While working in numerous countries, I was at times on teams with people from up to ten countries and from three or four religions. In retrospect, I see one great pattern: the longing for meaning in one’s work is universal – not American, not Christian, and not bound by a socio-economic class.
Correspondingly, work is broken, and we often seek identities in work. Our Institute will address each of these issues by equipping, connecting and mobilizing Nashvillians to integrate their faith and their work more seamlessly with theologically sound underpinnings.
Last year I attended a seminar on launching faith and work efforts, and I was inspired by participating with leaders from five continents. God is stirring hearts around the globe on this topic, as initiatives similar to ours are popping up all over the world.
What challenges do you anticipate in the coming months as you work to build the Institute?
I expect manpower and financial resources to be challenges. But that will be part of the fun. We are blessed with the leadership and support of a visionary pastor who understands this concept and is motivated to birth something magnificent.
Another significant challenge will be prioritizing where to start.

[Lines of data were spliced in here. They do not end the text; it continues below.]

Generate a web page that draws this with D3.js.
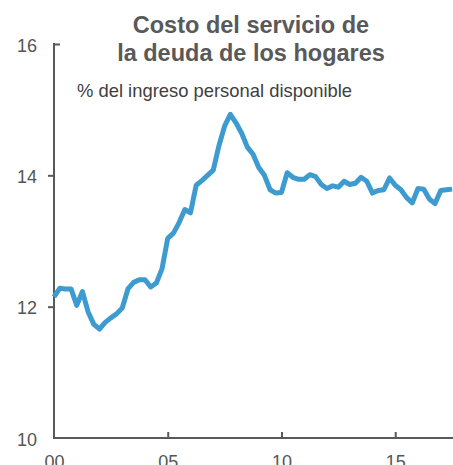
<!DOCTYPE html>
<html>
<head>
<meta charset="utf-8">
<script src="https://cdn.jsdelivr.net/npm/d3@7"></script>
<style>
  html, body { margin: 0; padding: 0; background: #fff; }
  svg { display: block; font-family: "Liberation Sans", Arial, sans-serif; }
</style>
</head>
<body>
<script>
// ---- data ----
const titleLines = ["Costo del servicio de", "la deuda de los hogares"];
const subtitle = "% del ingreso personal disponible";
const startYear = 2000;            // first quarter: 2000 Q1
const quarterStep = 0.25;
const debtService = [
  12.15, 12.28, 12.27, 12.27, 12.02, 12.23, 11.92, 11.73,
  11.66, 11.76, 11.83, 11.89, 11.98, 12.27, 12.37, 12.41,
  12.41, 12.30, 12.36, 12.58, 13.04, 13.12, 13.28, 13.48,
  13.43, 13.85, 13.92, 14.00, 14.08, 14.45, 14.75, 14.93,
  14.80, 14.64, 14.43, 14.32, 14.12, 14.00, 13.78, 13.73,
  13.74, 14.04, 13.97, 13.94, 13.94, 14.01, 13.98, 13.86,
  13.80, 13.84, 13.82, 13.91, 13.86, 13.88, 13.97, 13.91,
  13.73, 13.77, 13.78, 13.96, 13.85, 13.78, 13.66, 13.58,
  13.80, 13.79, 13.64, 13.57, 13.77, 13.78, 13.79
];
const yTicks = [10, 12, 14, 16];
const xTicks = [2000, 2005, 2010, 2015];
const xTickLabels = ["00", "05", "10", "15"];

// ---- layout ----
const W = 453, H = 465;
const svg = d3.select("body").append("svg").attr("width", W).attr("height", H);

const x = d3.scaleLinear().domain([2000, 2017.54]).range([54, 453]);
const y = d3.scaleLinear().domain([10, 16]).range([438, 44]);

const axisColor = "#595959";

// title
svg.append("g").selectAll("text").data(titleLines).join("text")
  .attr("x", 251).attr("y", (d, i) => 33 + i * 28)
  .attr("text-anchor", "middle")
  .attr("font-size", 23.5).attr("font-weight", "bold")
  .attr("fill", "#595959")
  .text(d => d);

svg.append("text")
  .attr("x", 77).attr("y", 97)
  .attr("font-size", 18.4).attr("fill", "#404040")
  .text(subtitle);

// y axis
const yAxis = svg.append("g").attr("transform", "translate(54,0)")
  .call(d3.axisLeft(y).tickValues(yTicks).tickSize(6).tickPadding(11).tickFormat(d3.format("d")));
yAxis.select(".domain").remove();
yAxis.selectAll(".tick line").attr("stroke", axisColor).attr("stroke-width", 2)
  .filter(d => d === 16).attr("x2", 6);
yAxis.selectAll(".tick line").filter(d => d === 10).remove();
yAxis.selectAll(".tick text").attr("font-size", 18).attr("fill", "#555")
  .attr("font-family", "Liberation Sans, Arial, sans-serif")
  .attr("dy", "0.4em");

svg.append("line").attr("x1", 54).attr("x2", 54).attr("y1", y(16) - 1).attr("y2", y(10) + 1)
  .attr("stroke", axisColor).attr("stroke-width", 2);

// x axis
const xAxis = svg.append("g").attr("transform", "translate(0,438)")
  .call(d3.axisBottom(x).tickValues(xTicks).tickSize(0).tickPadding(17)
    .tickFormat((d, i) => xTickLabels[i]));
xAxis.select(".domain").remove();
xAxis.selectAll(".tick text").attr("font-size", 18).attr("fill", "#555")
  .attr("font-family", "Liberation Sans, Arial, sans-serif");
xAxis.selectAll(".tick").filter(d => d !== 2000).append("line")
  .attr("y1", 0).attr("y2", -6).attr("stroke", axisColor).attr("stroke-width", 2);

svg.append("line").attr("x1", 53).attr("x2", W).attr("y1", 438).attr("y2", 438)
  .attr("stroke", axisColor).attr("stroke-width", 2);

// line
const line = d3.line()
  .x((d, i) => x(startYear + i * quarterStep))
  .y(d => y(d))
  .curve(d3.curveLinear);

svg.append("path").datum(debtService)
  .attr("d", line)
  .attr("fill", "none")
  .attr("stroke", "#3d9bd0")
  .attr("stroke-width", 5)
  .attr("stroke-linejoin", "round")
  .attr("stroke-linecap", "butt");
</script>
</body>
</html>
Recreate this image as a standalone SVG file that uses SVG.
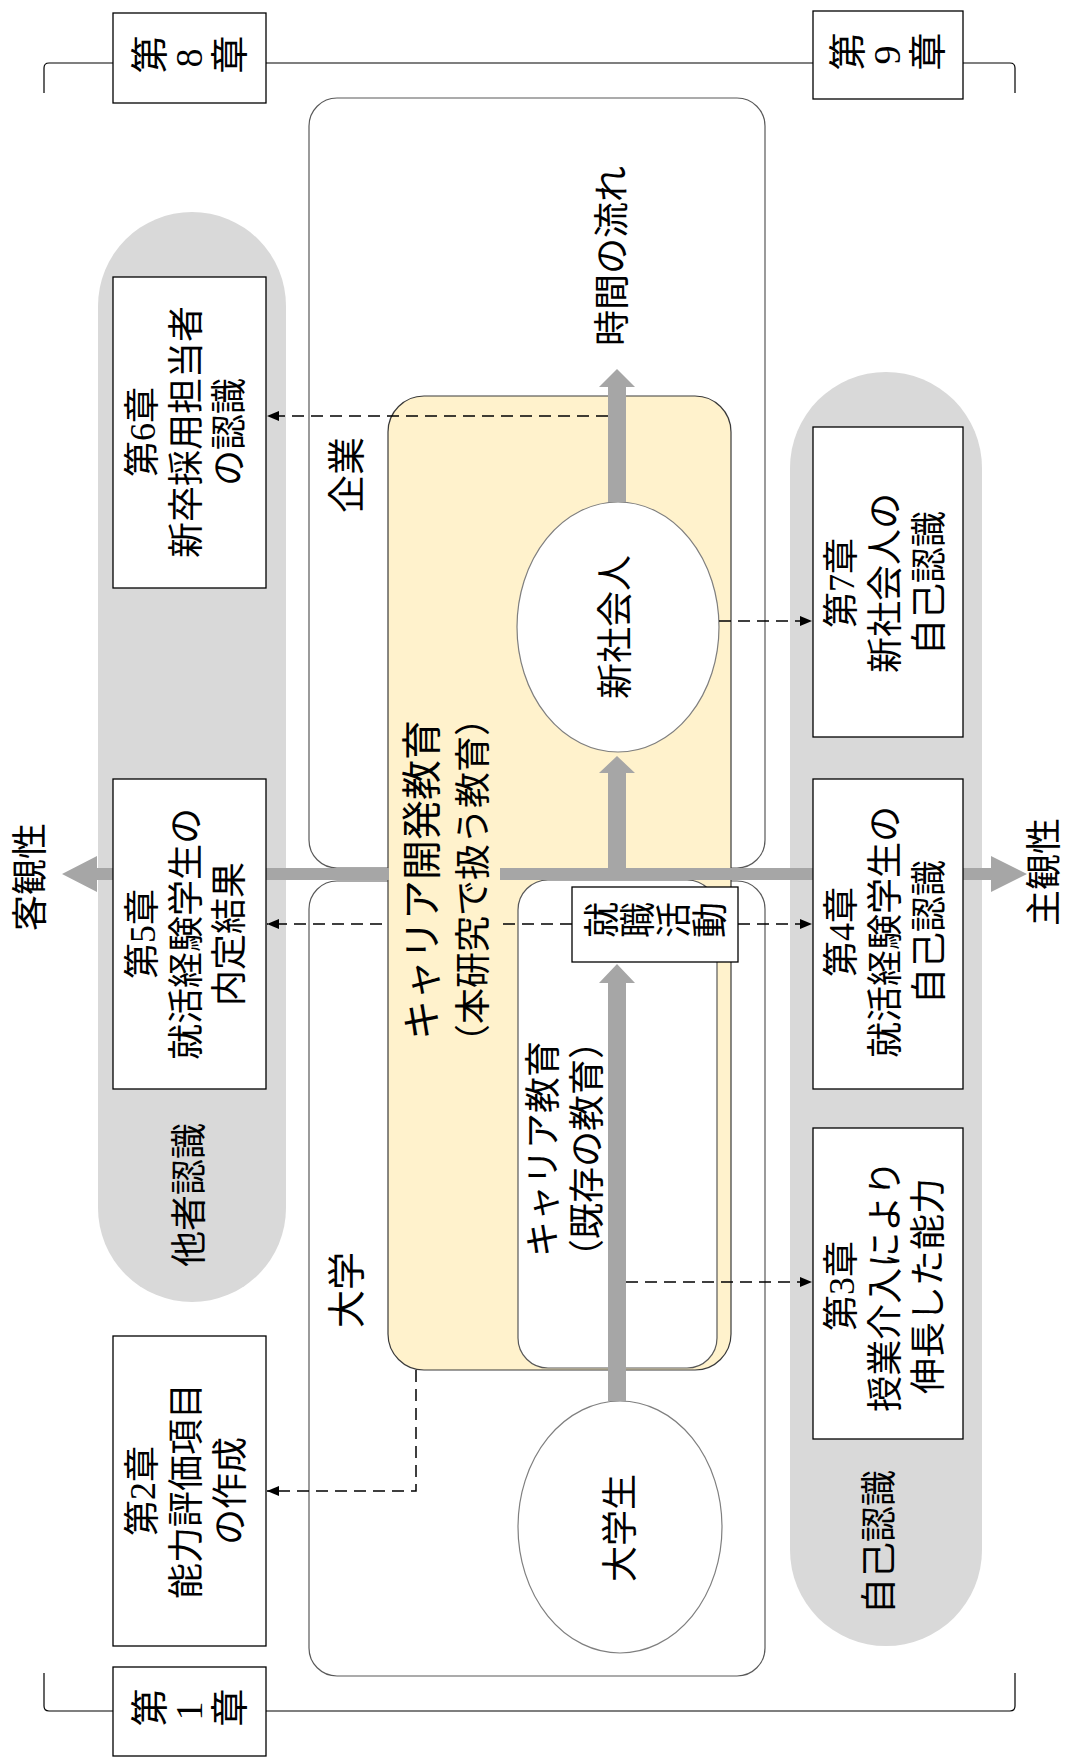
<svg xmlns="http://www.w3.org/2000/svg" width="1068" height="1757" viewBox="0 0 1068 1757">
<defs>
<style>
.t{font-family:"Liberation Serif","Noto Sans CJK JP",serif;font-size:36px;fill:#000}
.r{text-anchor:middle;dominant-baseline:central}
.v{writing-mode:vertical-rl;text-orientation:upright;text-anchor:middle}
.pill{fill:#D9D9D9}
.box{fill:#fff;stroke:#000;stroke-width:1.3}
.area{fill:#fff;stroke:#595959;stroke-width:1.2}
.yel{fill:#FFF2CC;stroke:#3a3a3a;stroke-width:1.2}
.ell{fill:#fff;stroke:#7f7f7f;stroke-width:1.2}
.gray{fill:#A6A6A6}
.dash{fill:none;stroke:#000;stroke-width:1.5;stroke-dasharray:12 7}
.brk{fill:none;stroke:#000;stroke-width:1.2}
</style>
<marker id="ah" markerUnits="userSpaceOnUse" markerWidth="12" markerHeight="10" refX="12" refY="5" orient="auto">
<path d="M0,0 L12,5 L0,10 Z" fill="#000"/>
</marker>
</defs>
<rect width="1068" height="1757" fill="#fff"/>

<g id="brackets">
<path class="brk" d="M44,93 L44,68 Q44,63 49,63 L1010,63 Q1015,63 1015,68 L1015,93"/>
<path class="brk" d="M44,1673 L44,1706 Q44,1711 49,1711 L1010,1711 Q1015,1711 1015,1706 L1015,1673"/>
</g>

<g id="other-recognition">
<rect class="pill" x="98" y="212" width="188" height="1090" rx="94"/>
<text class="t r" transform="translate(190,1195) rotate(-90)">他者認識</text>
</g>
<g id="self-recognition">
<rect class="pill" x="790" y="372" width="192" height="1274" rx="96"/>
<text class="t r" transform="translate(880,1542) rotate(-90)">自己認識</text>
</g>

<g id="company">
<rect class="area" x="309" y="98" width="456" height="770" rx="28"/>
<text class="t r" style="font-size:38px" transform="translate(347,475) rotate(-90)">企業</text>
</g>
<g id="university">
<rect class="area" x="309" y="881" width="456" height="795" rx="28"/>
<text class="t r" style="font-size:38px" transform="translate(347,1290) rotate(-90)">大学</text>
</g>

<g id="career-dev-education">
<rect class="yel" x="388" y="396" width="343" height="974" rx="36"/>
</g>
<g id="career-education">
<rect class="area" x="518" y="880" width="199" height="488" rx="30" stroke="#404040"/>
<text class="t r" transform="translate(566,1149) rotate(-90)"><tspan x="0" y="-22">キャリア教育</tspan><tspan x="0" y="22">（既存の教育）</tspan></text>
</g>

<g id="new-employee">
<ellipse class="ell" cx="618" cy="627" rx="101" ry="125"/>
<text class="t r" transform="translate(616,627) rotate(-90)">新社会人</text>
</g>
<g id="student">
<ellipse class="ell" cx="620" cy="1527" rx="102" ry="126"/>
<text class="t r" transform="translate(621,1528) rotate(-90)">大学生</text>
</g>

<g id="flows">
<polygon class="gray" points="62,874 97,856 97,868 991,868 991,856 1027,874 991,892 991,880 97,880 97,892"/>
<polygon class="gray" points="617,756 635,773 626,773 626,868 608,868 608,773 599,773"/>
<polygon class="gray" points="617,369 635,387 626,387 626,502 608,502 608,387 599,387"/>
<polygon class="gray" points="617,964 635,983 626,983 626,1401 608,1401 608,983 599,983"/>
</g>

<g id="ch6"><rect class="box" x="113" y="277" width="153" height="311"/>
<text class="t r" transform="translate(187,432) rotate(-90)"><tspan x="0" y="-44">第6章</tspan><tspan x="0" y="0">新卒採用担当者</tspan><tspan x="0" y="43">の認識</tspan></text></g>
<g id="ch5"><rect class="box" x="113" y="779" width="153" height="310"/>
<text class="t r" transform="translate(187,934) rotate(-90)"><tspan x="0" y="-44">第5章</tspan><tspan x="0" y="0">就活経験学生の</tspan><tspan x="0" y="43">内定結果</tspan></text></g>
<g id="ch2"><rect class="box" x="113" y="1336" width="153" height="310"/>
<text class="t r" transform="translate(187,1491) rotate(-90)"><tspan x="0" y="-44">第2章</tspan><tspan x="0" y="0">能力評価項目</tspan><tspan x="0" y="44">の作成</tspan></text></g>
<g id="ch7"><rect class="box" x="813" y="427" width="150" height="310"/>
<text class="t r" transform="translate(886,583) rotate(-90)"><tspan x="0" y="-44">第7章</tspan><tspan x="0" y="0">新社会人の</tspan><tspan x="0" y="44">自己認識</tspan></text></g>
<g id="ch4"><rect class="box" x="813" y="779" width="150" height="310"/>
<text class="t r" transform="translate(886,932) rotate(-90)"><tspan x="0" y="-44">第4章</tspan><tspan x="0" y="0">就活経験学生の</tspan><tspan x="0" y="44">自己認識</tspan></text></g>
<g id="ch3"><rect class="box" x="813" y="1128" width="150" height="311"/>
<text class="t r" transform="translate(886,1286) rotate(-90)"><tspan x="0" y="-44">第3章</tspan><tspan x="0" y="0">授業介入により</tspan><tspan x="0" y="43">伸長した能力</tspan></text></g>

<g id="ch8"><rect class="box" x="113" y="13" width="153" height="90"/>
<text class="t v" style="font-size:38px" transform="translate(189,58) rotate(-90)" x="0" y="0">第8章</text></g>
<g id="ch9"><rect class="box" x="813" y="11" width="150" height="88"/>
<text class="t v" style="font-size:38px" transform="translate(887,55) rotate(-90)" x="0" y="0">第9章</text></g>
<g id="ch1"><rect class="box" x="113" y="1667" width="153" height="89"/>
<text class="t v" style="font-size:38px" transform="translate(189,1711) rotate(-90)" x="0" y="0">第1章</text></g>

<g id="job-hunting"><rect class="box" x="572" y="887" width="166" height="75"/>
<text class="t v" transform="translate(655,924) rotate(-90)" x="0" y="0">就職活動</text></g>

<g id="connectors">
<path class="dash" d="M608,416 H267" marker-end="url(#ah)"/>
<path class="dash" d="M572,924 H267" marker-end="url(#ah)"/>
<path class="dash" d="M738,924 H812" marker-end="url(#ah)"/>
<path class="dash" d="M719,621 H812" marker-end="url(#ah)"/>
<path class="dash" d="M626,1282 H812" marker-end="url(#ah)"/>
<path class="dash" d="M416,1370 V1491 H267" marker-end="url(#ah)"/>
</g>

<g id="career-dev-label">
<rect x="389" y="700" width="111" height="350" fill="#FFF2CC"/>
<text class="t r" transform="translate(448,880) rotate(-90)"><tspan x="0" y="-26" style="font-size:40px">キャリア開発教育</tspan><tspan x="0" y="26">（本研究で扱う教育）</tspan></text>
</g>

<g id="axis-labels">
<text class="t r" transform="translate(31,877) rotate(-90)">客観性</text>
<text class="t r" transform="translate(1045,872) rotate(-90)">主観性</text>
<text class="t r" transform="translate(613,256) rotate(-90)">時間の流れ</text>
</g>
</svg>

We want to equip people, connect them to each other, and mobilize them to make change for the good of Nashville and beyond. Those are lofty goals.
We will start with a year-long leadership curriculum, some speaker series, and perhaps a well-funded business plan competition. The effort will be decidedly Christian but intentionally ecumenical. It might be difficult to encourage the participation of many churches, but we want this to be for all of Nashville, not just our congregation and its network.
As I look at our particular context of Nashville, I can envision that suburban travel times and busy family life will make it hard for some interested parties to fully engage. I am trusting that God will put just the right people in our path to make a difference in the lives of many. I am hoping for the domino effect.
Here at IFWE, we talk a lot about the false sacred/secular divide in the church. We can worship God as much on Monday morning as on Sunday morning. I know this is something you have considered as well. Why do you think this is so important for the church to grasp?
I was talking to one of the members of my church about this concept and he said,
I don’t mean to be rude, but why the focus on faith and work? This is nothing special; it’s living life as a disciple. It’s what we should be doing every day.
And the truth is, he is right.
This is not a radical new message or one that the church does not understand. But it is one that the church may not communicate well to congregants.
Written in the 1800s, the following quote by renowned British essayist, Dorothy Sayers, still holds true today:
In nothing has the Church so lost her hold on reality as in her failure to understand and respect the secular vocation. She has allowed work and religion to become separate departments, and is astonished to find that, as a result, the secular work of the world is turned to purely selfish and destructive ends, and that the greater part of the world’s intelligent workers have become irreligious, or at least, uninterested in religion.
The average American will spend over 80,000 hours at work over his or her lifetime. Some adore work while others deplore it; some see it as only a source of income while others see it as a source of self-definition and glorification.
Understanding and embracing that all good work, not just ministerial work, matters to God is fundamental to joining him in his redemptive plan for this world.
What are your hopes for the coming years? How do you see the city of Nashville transformed by a biblical understanding of faith and work?
My first hope is that we can fundamentally change the theological default many have around their work.
I frequently talk to people who see their secular work as lesser than that of a minister or missionary, or even a doctor or an educator. Or, they are lost in their work, defining their worth by it.
If we can have a sea change in the way each and every Christian starts to view his or her work, we may have more opportunity for cultural renewal in our city. If every Christian could see all work as important to God and part of each person’s role in God’s unfolding story, imagine the changes could happen over time.
And I don’t mean evangelism, though that is a likely fruit. I mean real estate developers taking care of families displaced by their gentrification. I mean fashion designers and media honoring the true female physique. Really, the opportunities are endless; my imagination is too small for what might happen.
But my first hope is that we equip a legion of Christian leaders with the view that God cares deeply about their work, and that their work matters.